ALBANY, NY, December 28, 2022 – Governor Kathy Hochul today announced that nine projects and one individual are being recognized with 2022 New York State Historic Preservation Awards. Projects highlighted with this year’s awards include a community-led establishment of a historic district in Chautauqua County, transformational design of historic garden space in Westchester County, and the completed restoration of a historic pier in New York City.
“Preserving notable landmarks across New York allows us to celebrate our shared history and honor our collective past,” Governor Hochul said. “I congratulate this year’s recipients on their efforts to capitalize on our historic and cultural resources to build a brighter future for our state.”
Created in 1980, the State Historic Preservation Awards are presented by the Office of Parks, Recreation and Historic Preservation (NYSOPRHP) each year to honor excellence in the protection and revitalization of historic and cultural resources.

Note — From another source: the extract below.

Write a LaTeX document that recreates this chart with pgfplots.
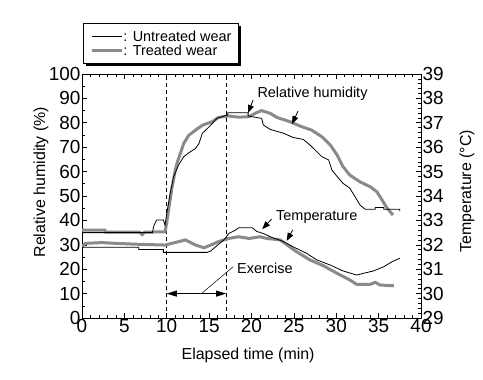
\documentclass[border=0pt]{standalone}
\usepackage{fontspec}
\setmainfont{Liberation Sans}
\usepackage{pgfplots}
\pgfplotsset{compat=1.18}
\usetikzlibrary{backgrounds,arrows.meta}
\definecolor{trgray}{RGB}{138,138,138}
\begin{document}
\begin{tikzpicture}
\pgfplotsset{
  every axis/.append style={
    scale only axis, width=339bp, height=244bp,
    xmin=0, xmax=40,
    major tick length=5bp, minor tick length=3bp,
    tick style={black, line width=0.6bp},
    axis line style={line width=0.8bp},
    /pgf/number format/assume math mode=true,
    tick label style={font=\fontsize{19}{19}\selectfont},
  }
}
\begin{axis}[
  name=main,
  ymin=0, ymax=100,
  xtick={0,5,...,40}, minor x tick num=4,
  ytick={0,10,...,100}, minor y tick num=1,
  xtick pos=both, ytick pos=left,
  xticklabel style={yshift=2bp},
  yticklabel style={xshift=2bp},
  xlabel={Elapsed time (min)},
  every axis x label/.style={at={(rel axis cs:0.49,0)}, anchor=center, yshift=-37bp, font=\fontsize{16}{16}\selectfont},
  ylabel={Relative humidity (\%)},
  every axis y label/.style={at={(rel axis cs:0,0.557)}, xshift=-41bp, rotate=90, anchor=center, font=\fontsize{16}{16}\selectfont},
  legend style={name=leg, at={(rel axis cs:0,1)}, anchor=south west, xshift=1bp, yshift=10bp,
    font=\fontsize{14.5}{14.5}\selectfont, draw=black, line width=0.8bp, fill=white,
    inner xsep=7bp, inner ysep=5bp, row sep=-2bp,
    nodes={inner xsep=0pt}, cells={anchor=west}},
  legend image code/.code={\draw[#1] (0bp,0bp) -- (30bp,0bp);},
  clip=false,
]
% legend entries
\addlegendimage{black, line width=0.8bp}
\addlegendentry{: Untreated wear}
\addlegendimage{trgray, line width=3bp}
\addlegendentry{: Treated wear}
% dashed lines
\draw[dashed, line width=0.7bp, dash pattern=on 4bp off 3bp] (axis cs:10,0) -- (axis cs:10,100);
\draw[dashed, line width=0.7bp, dash pattern=on 4bp off 3bp] (axis cs:17,0) -- (axis cs:17,100);
% Treated RH
\addplot[trgray, line width=3bp] coordinates {
(0,36)(2.7,36)(2.8,35.2)(6.8,35.2)(7.1,34.2)(7.4,35.2)(9.8,35.3)(10.0,39)(10.2,44)(10.4,48.4)(10.6,53)(10.8,56.6)(11.0,60.5)(11.2,63.3)(11.6,67.4)(12,71.5)(12.6,74.9)(13.4,77)(14.2,79)(15.4,80.5)(16.1,82.2)(17.3,82.8)(18.5,82.3)(19.7,82.5)(20.5,84)(21.2,85)(22.2,83.9)(23,82.2)(24.5,80.5)(25.7,78.7)(27.1,77)(28.3,74.3)(29.3,70.9)(30.1,66.8)(30.8,62)(31.6,58.6)(32.8,55.8)(34,53.8)(34.8,51.7)(35.4,48.4)(36,45)(36.7,42.2)
};
% Untreated RH
\addplot[black, line width=0.8bp] coordinates {
(0,35)(8.3,35)(8.5,38)(8.8,40.2)(9.6,40.2)(9.8,38)(10,42.9)(10.4,51)(10.8,57.9)(11.4,62.7)(12,66.1)(12.6,67.7)(13.4,69.5)(13.8,71.5)(14.2,75.7)(14.8,77.7)(15.4,79.8)(15.9,81.8)(16.5,82.5)(17.2,83.2)(17.2,84.1)(19.6,84.1)(19.6,82.8)(21.2,81.8)(21.4,79.1)(22.2,77.3)(23.8,75.7)(24.9,74)(26.1,73.2)(26.9,70.9)(27.7,68.2)(28.3,66.1)(29.1,64.8)(29.5,60.6)(30.1,58)(30.8,55.2)(31.6,53.2)(32.2,49.8)(32.8,46.3)(33.4,44.6)(34.6,44.6)(34.6,45.3)(35.6,45.3)(35.6,44.6)(37.5,44.6)(37.5,43.8)
};
% annotations
\node[anchor=center, font=\fontsize{14.5}{14.5}\selectfont] at (axis cs:27.2,91.8) {Relative humidity};
\node[anchor=center, font=\fontsize{14.5}{14.5}\selectfont] at (axis cs:27.7,41.4) {Temperature};
\node[anchor=west, font=\fontsize{14.5}{14.5}\selectfont] at (axis cs:17.9,20.4) {Exercise};
\draw[-{Triangle[length=8bp,width=6bp]}, line width=0.8bp] (axis cs:20.18,89.3) -- (axis cs:19.59,84.0);
\draw[-{Triangle[length=8bp,width=6bp]}, line width=0.8bp] (axis cs:25.49,84.8) -- (axis cs:24.78,79.5);
\draw[-{Triangle[length=8bp,width=6bp]}, line width=0.8bp] (axis cs:22.38,40.6) -- (axis cs:21.27,36.4);
\draw[-{Triangle[length=8bp,width=6bp]}, line width=0.8bp] (axis cs:24.86,36.1) -- (axis cs:24.15,31.6);
\draw[{Triangle[length=10bp,width=6bp]}-{Triangle[length=10bp,width=6bp]}, line width=0.8bp] (axis cs:10,10) -- (axis cs:17,10);
\draw[line width=0.5bp] (axis cs:14.1,10) -- (axis cs:17.8,20.9);
\end{axis}
\begin{axis}[
  ymin=29, ymax=39,
  axis x line=none,
  axis y line*=right,
  ytick={29,30,...,39}, minor y tick num=4,
  yticklabel style={xshift=-2bp},
  ylabel={Temperature (°C)},
  every axis y label/.style={at={(rel axis cs:1,0.52)}, xshift=46bp, rotate=90, anchor=center, font=\fontsize{16}{16}\selectfont},
]
% Treated T
\addplot[trgray, line width=3bp] coordinates {
(0,31.92)(0.4,32.06)(2.4,32.09)(3.9,32.06)(6.7,32.02)(9.8,31.99)(11.4,32.13)(12.2,32.2)(13.4,31.99)(14.4,31.88)(15.2,31.99)(16.1,32.13)(17.3,32.26)(18.5,32.33)(19.7,32.26)(21,32.33)(21.8,32.26)(23.4,32.2)(24.2,31.99)(25.3,31.72)(26.9,31.38)(28.5,31.14)(30.1,30.83)(31.6,30.56)(32.4,30.38)(34,30.38)(34.6,30.46)(35.2,30.35)(36.8,30.32)
};
% Untreated T
\addplot[black, line width=0.8bp] coordinates {
(0,31.9)(6.7,31.9)(6.7,31.81)(9.6,31.81)(9.6,31.69)(14.8,31.69)(15.2,31.75)(15.7,31.9)(16.5,32.13)(16.9,32.26)(17.3,32.46)(18.1,32.6)(18.5,32.7)(20.1,32.7)(20.6,32.55)(21.5,32.45)(22.2,32.33)(23.8,32.13)(24.9,31.92)(26.5,31.65)(27.7,31.38)(29.3,31.17)(30.8,30.93)(32.4,30.76)(33.2,30.83)(34.4,30.93)(35.6,31.1)(36.6,31.31)(37.5,31.45)
};
\end{axis}
\begin{pgfonlayer}{background}
\fill[black] ([xshift=2.5bp,yshift=-2.5bp]leg.south west) rectangle ([xshift=2.5bp,yshift=-2.5bp]leg.north east);
\end{pgfonlayer}
\path (main.south west) ++(-82bp,-62bp) coordinate (bbsw);
\path (main.north east) ++(62bp,74bp) coordinate (bbne);
\path (bbsw) rectangle (bbne);
\end{tikzpicture}
\end{document}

NYSOPRHP Commissioner Erik Kulleseid said, “Historic preservation is collaborative work and we welcome the opportunity to recognize projects that harness the energy and demonstrate the remarkable potential of historic preservation. We are proud to be an active partner on projects throughout New York State and congratulate all of the individuals and groups who make preservation possible. Their extraordinary efforts and creative visions are inspirational and have positive, long-lasting effects in our communities.” Read the official announcement here.
The Jay Heritage Center (JHC) was honored for Excellence in Non-Profit Achievement in recognition of its rehabilitation and stewardship of the Jay Estate Gardens. The award was the only one made to a Westchester County non-profit. Commissioner Kulleseid remarked, “The transformational design of the gardens not only reflects the historic context but emphasizes an intentionality to restore native species and original voices and to cultivate an appreciate and understanding of sustainable landscapes through partnerships and public outreach.” The awards ceremony was held at the New York State Museum in Albany on December 8 and also recognized project teams responsible for the renewal of Pier 56 and El Barrio in Manhattan, the T Building in Queens, and the rehabilitation of the Niagara Falls River Gorge Stairway.

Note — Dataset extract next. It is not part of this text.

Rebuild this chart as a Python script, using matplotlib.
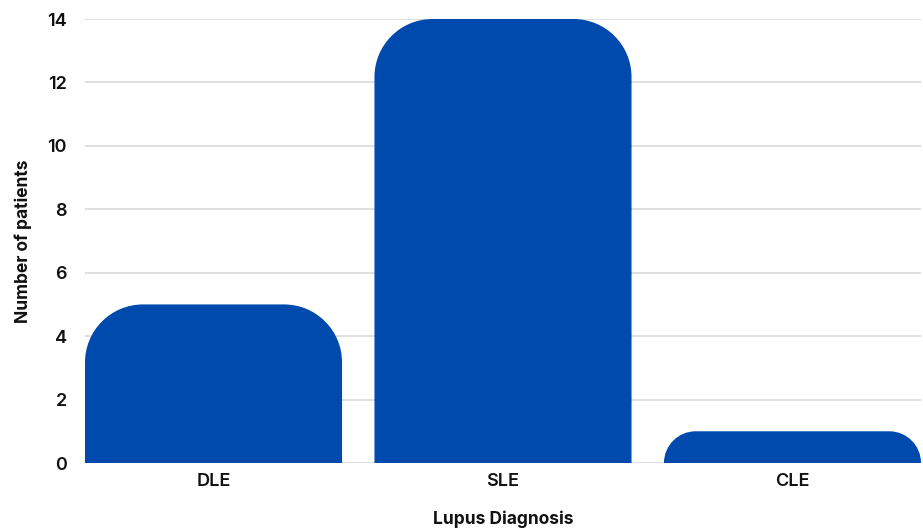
import numpy as np
import matplotlib.pyplot as plt
from matplotlib.path import Path
from matplotlib.patches import PathPatch

categories = ["DLE", "SLE", "CLE"]
patients = [5, 14, 1]
yticks = [0, 2, 4, 6, 8, 10, 12, 14]

bar_color = "#004AAD"
bar_width = 0.888
corner_px = 58

plt.rcParams['font.family'] = ['Inter', 'DejaVu Sans']

fig = plt.figure(figsize=(9.23, 5.30), dpi=100)
ax = fig.add_axes([85 / 923, 67 / 530, 836 / 923, 444 / 530])

ax.set_xlim(-bar_width / 2, len(categories) - 1 + bar_width / 2)
ax.set_ylim(0, 14)

# pixels per data unit, used to keep the corners round on screen
px_x = 836 / (len(categories) - 1 + bar_width)
px_y = 444 / 14
k = 0.5523


def rounded_bar(x, h):
    r = min(corner_px, h * px_y)
    rx, ry = r / px_x, r / px_y
    x0, x1 = x - bar_width / 2, x + bar_width / 2
    verts = [
        (x0, 0), (x0, h - ry),
        (x0, h - ry + k * ry), (x0 + rx - k * rx, h), (x0 + rx, h),
        (x1 - rx, h),
        (x1 - rx + k * rx, h), (x1, h - ry + k * ry), (x1, h - ry),
        (x1, 0), (x0, 0),
    ]
    codes = [Path.MOVETO, Path.LINETO,
             Path.CURVE4, Path.CURVE4, Path.CURVE4,
             Path.LINETO,
             Path.CURVE4, Path.CURVE4, Path.CURVE4,
             Path.LINETO, Path.CLOSEPOLY]
    return PathPatch(Path(verts, codes), facecolor=bar_color, edgecolor='none', zorder=3)


for i, v in enumerate(patients):
    ax.add_patch(rounded_bar(i, v))

for t in yticks:
    ax.axhline(t, color='#d6d6d6', linewidth=1.1, zorder=1)

for s in ax.spines.values():
    s.set_visible(False)

ax.set_xticks(range(len(categories)))
ax.set_xticklabels(categories)
ax.set_yticks(yticks)
ax.tick_params(length=0, labelsize=13, colors='#111111')
ax.tick_params(axis='y', pad=13)
ax.tick_params(axis='x', pad=7)
for lab in ax.get_xticklabels() + ax.get_yticklabels():
    lab.set_fontweight('semibold')

ax.set_xlabel("Lupus Diagnosis", fontsize=12.5, fontweight='bold', labelpad=15, color='#111111')
ax.set_ylabel("Number of patients", fontsize=12.5, fontweight='bold', labelpad=11, color='#111111')

fig.savefig("out.png", dpi=100)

Kulleseid applauded the ingenuity of a three-room garden design by landscape architects Nelson Byrd Woltz that complements JHC’s curriculum of innovative programming. Historic features that had long lost their integrity and were subsumed by invasive species were successfully rehabilitated and can now be interpreted for the public. Integral team members included the engineering firms of Silman and Langan and archaeologist Dr. Eugene Boesch. Funding for the project came entirely through a $500,000 grant from NY State’s Regional Economic Development Council and generous donations from the public.
The 23-acre Jay Estate is a large, exciting campus for young citizen scientists and the reimagined Jay Estate Gardens are its newest, most dynamic classrooms. Apart from their impact as hand-on laboratories to study the natural sciences, the gardens also serve as a living tableau – a botanical backdrop – against which the narratives of all the families, owners, and servants, free and enslaved, who lived and worked on this site are being explored. In fact, deliberate design choices were made to protect extant archaeological resources including those associated with Indigenous and enslaved African American residents of the property such as the Valentine Family (pre-1787- 1847).
Together with guidance from the dedicated staff at NYSOPRHP, the Jay Estate Gardens team successfully recaptured the compelling character of the historic gardens. The refreshed new green spaces hold the potential to help inspire underserved youth to pursue careers in a multitude of professions from historic preservation to horticulture to archaeology. Most importantly, the project elevates the role of community partnerships as central to sustainable parkland restoration. Incorporating many voices was integral to creating these inclusive, safe, and welcoming spaces for thoughtful educational programming.
Together with members of the board and staff of the Jay Heritage Center, the project has been supported by numerous entities from concept through execution and usage including the African American Men of Westchester, the Japan Society of Fairfield County, the Port Chester Youth Bureau, Meals on Main Street, American Women of African Heritage, Westchester County Parks, Lower Hudson Partnership for Invasive Species Management (LHPRISM) and many, many more. Constructed and executed during the height of the Covid pandemic, the gardens became a refuge and beacon of hope for volunteers who continue to contribute hundreds of hours of time to help maintain the health and beauty of the walled rooms.
JHC President Suzanne Clary said “JHC is immensely grateful for this recognition and our powerful partnership with New York State Parks. This award affirms our shared belief that a sustainable landscape rehabilitation can simultaneously restore ecological balance, attract wildlife, while also aiding in the interpretation of American history, cultural identity and placemaking.”